Nathaniel Hawthorne was born on July 4, 1804, in Salem, Massachusetts, a descendant of a long line of Puritan ancestors including John Hathorne, a presiding magistrate in the Salem witch trials. In order to distance himself from his family's shameful involvement in the witch trials, Hawthorne added the "w" to his last name while in his early 20s. Also among his ancestors was William Hathorne, one of the first Puritan settlers who arrived in New England in 1630.
After his father, a ship captain, died of yellow fever at sea when Nathaniel was only four, his mother became overly protective and pushed him toward relatively isolated pursuits. Hawthorne's childhood left him shy and bookish, which molded his life as a writer.
Hawthorne turned to writing after his graduation from Bowdoin College. His first novel, Fanshawe, was unsuccessful and Hawthorne himself later disavowed the work as amateurish. He wrote several successful short stories, however, including "My Kinsman, Major Molineux","Roger Malvin's Burial", and "Young Goodman Brown" - arguably Hawthorne's most famous short story. Despite the critical acclaim it has received since, Hawthorne twice rejected this work when asked to select a compilation of short stories for publication.
His insufficient earnings as a writer forced Hawthorne to enter a career as a Boston Custom House measurer in 1839. After three years Hawthorne was dismissed from his job with the Salem Custom House. By 1842, his writing finally provided him income sufficient enough to marry Sophia Peabody and move to The Manse in Concord, which was the center of the Transcendental movement.
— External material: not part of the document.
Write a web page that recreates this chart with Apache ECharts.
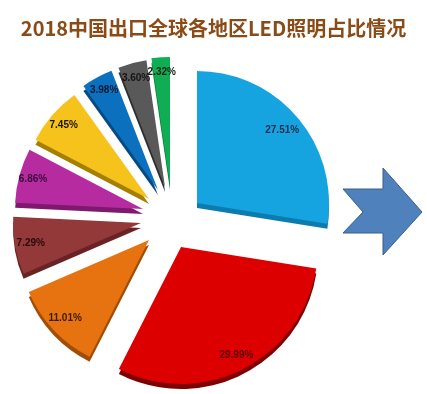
<!DOCTYPE html>
<html><head><meta charset="utf-8">
<script src="https://cdn.jsdelivr.net/npm/echarts@6/dist/echarts.min.js"></script>
<style>html,body{margin:0;padding:0;background:#fff}#c{width:427px;height:394px}</style>
</head><body><div id="c"></div>
<script>
// ---- data ----
const titleText = '2018中国出口全球各地区LED照明占比情况';
const regions = ['地区A', '地区B', '地区C', '地区D', '地区E', '地区F', '地区G', '地区H', '地区I'];
const shares = [27.51, 29.99, 11.01, 7.29, 6.86, 7.45, 3.98, 3.60, 2.32];
const shareLabels = ['27.51%', '29.99%', '11.01%', '7.29%', '6.86%', '7.45%', '3.98%', '3.60%', '2.32%'];

// ---- styles / layout ----
const topColors  = ['#16A4E0', '#DC0000', '#E6730F', '#93393A', '#B62BA0', '#F6C21C', '#0B70BE', '#595959', '#0FAE54'];
const sideColors = ['#0C7CAE', '#7E0000', '#A04E07', '#6A2324', '#7E1A6E', '#A47F00', '#074A80', '#2F2F2F', '#077A37'];
const labelColors = ['#1F2D4F', '#5A0606', '#3A1E00', '#2A0808', '#3A0A3A', '#1A1400', '#0A1A33', '#151515', '#152015'];
const baseCenter = [170, 222];
// explode offset (px) of each slice from the common pie centre
const explode = [[27,-19],[11,25],[-21,18],[-29,1],[-27,-13],[-21,-23],[-12,-32],[-5,-35],[0,-37]];
const radii = [132, 137, 131, 128, 128, 128, 128, 128, 128];
const labelInset = [46, 36, 38, 38, 34, 36, 36, 36, 36];
const depth = 5;

const clear = 'rgba(0,0,0,0)';
const series = [];
shares.forEach((_, i) => {
  const c = [baseCenter[0] + explode[i][0], baseCenter[1] + explode[i][1]];
  const common = {
    type: 'pie', startAngle: 90, clockwise: true, silent: true, animation: false,
    minShowLabelAngle: 0, avoidLabelOverlap: false, labelLine: { show: false },
    labelLayout: { hideOverlap: false }, emphasis: { disabled: true }
  };
  // side (thickness)
  series.push(Object.assign({}, common, {
    z: 1, center: [c[0], c[1] + depth], radius: [0, radii[i]],
    label: { show: false },
    data: shares.map((v, j) => ({ name: regions[j], value: v,
      itemStyle: { color: j === i ? sideColors[i] : clear, borderWidth: 0 } }))
  }));
  // top face
  series.push(Object.assign({}, common, {
    z: 2, center: c, radius: [0, radii[i]],
    label: { show: false },
    data: shares.map((v, j) => ({ name: regions[j], value: v,
      itemStyle: { color: j === i ? topColors[i] : clear, borderWidth: 0 } }))
  }));
  // label ring
  series.push(Object.assign({}, common, {
    z: 3, center: c, radius: [radii[i] - labelInset[i], radii[i]],
    data: shares.map((v, j) => ({ name: regions[j], value: v,
      itemStyle: { color: clear, borderWidth: 0 },
      label: { show: j === i, position: 'inside', formatter: shareLabels[j],
        fontFamily: 'Liberation Sans, Arial, sans-serif', fontSize: 10,
        fontWeight: 'bold', color: labelColors[j] } }))
  }));
});

const chart = echarts.init(document.getElementById('c'), null, { renderer: 'canvas' });
chart.setOption({
  backgroundColor: '#fff',
  animation: false,
  title: {
    text: titleText, left: 'center', top: 13,
    textStyle: { fontFamily: 'Noto Sans CJK SC, sans-serif', fontSize: 20, fontWeight: 'bold', color: '#8A4B16' }
  },
  graphic: [{
    type: 'polygon', z: 10,
    shape: { points: [[343,189],[383,189],[383,168],[422,212],[383,255],[383,233],[343,233],[363,212]] },
    style: { fill: '#4F81BD', stroke: '#3A5F8B', lineWidth: 1 }
  }],
  series: series
});
</script></body></html>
The couple had three children. Una, the eldest, was born in 1844 and named in reference to Sir Edmund Spenser's epic poem The Faerie Queene. Their second child, a son they called Julian, was born in 1846. The third child, Rose, was born in 1851 and referred to by Hawthorne as his "autumnal flower".
Hawthorne returned to Salem in 1845, where he was appointed surveyor of the Boston Custom House by President James Polk, but he was dismissed from this post when Zachary Taylor became president. Hawthorne then devoted himself to his most famous novel, The Scarlet Letter. He zealously worked on the novel with a determination he had not known before. His intense suffering infused the novel with imaginative energy, leading him to describe it as a "hell-fired story". On February 3, 1850, Hawthorne read the final pages to his wife. He wrote, "It broke her heart and sent her to bed with a grievous headache, which I look upon as a triumphant success."
The Scarlet Letter was an immediate success that allowed Hawthorne to devote himself completely to his writing. He left Salem for a temporary residence in Lenox, a small town in the Berkshires, where he completed the romance The House of the Seven Gables in 1851. While in Lenox, Hawthorne met with Herman Melville and became a major proponent of Melville's work, but their friendship later became strained. Hawthorne's subsequent novels, The Blithedale Romance - based on his years of communal living at Brook Farm - and the romance The Marble Faun were both considered disappointments. Hawthorne supported himself through another political post, the consulship in Liverpool, which he was given for writing a campaign biography for Franklin Pierce.
In 1852, after the publication of The Blithedale Romance, Hawthorne returned to Concord and bought a house called Hillside, owned by Louisa May Alcott's family. Hawthorne renamed it The Wayside. He went on to travel and live in France and Italy for a spell, but he returned to The Wayside just before the Civil War began. He published an article entitled "Chiefly About War Matters" for the Atlantic Monthly just before he fell ill, detailing the account of his travels to the Virginia battlefields of Manassas and Harpers Ferry and to the White House.
Hawthorne passed away on May 19, 1864, in Plymouth, New Hampshire, after a long period of illness during which he suffered severe bouts of dementia. By this time, he had completed several chapters of what was to be a romance, and this work was published posthumously as The Dolliver Romance.
Hawthorne was buried in Sleepy Hollow Cemetery in Concord, Massachusetts. Transcendentalist poet and essayist Ralph Waldo Emerson, a neighbor of Hawthorne's, described the life of his acquaintance as one of "painful solitude." Hawthorne had maintained a strong friendship with Franklin Pierce, but otherwise he had had few intimates and little engagement with any sort of social life.
A number of his unfinished works were published posthumously. His works remain notable for their treatment of New England Puritanism, personal guilt, and the complexities of moral choices. Though Hawthorne was perpetually dissatisfied with his body of work throughout his life, he remains lauded as one of the greatest American writers.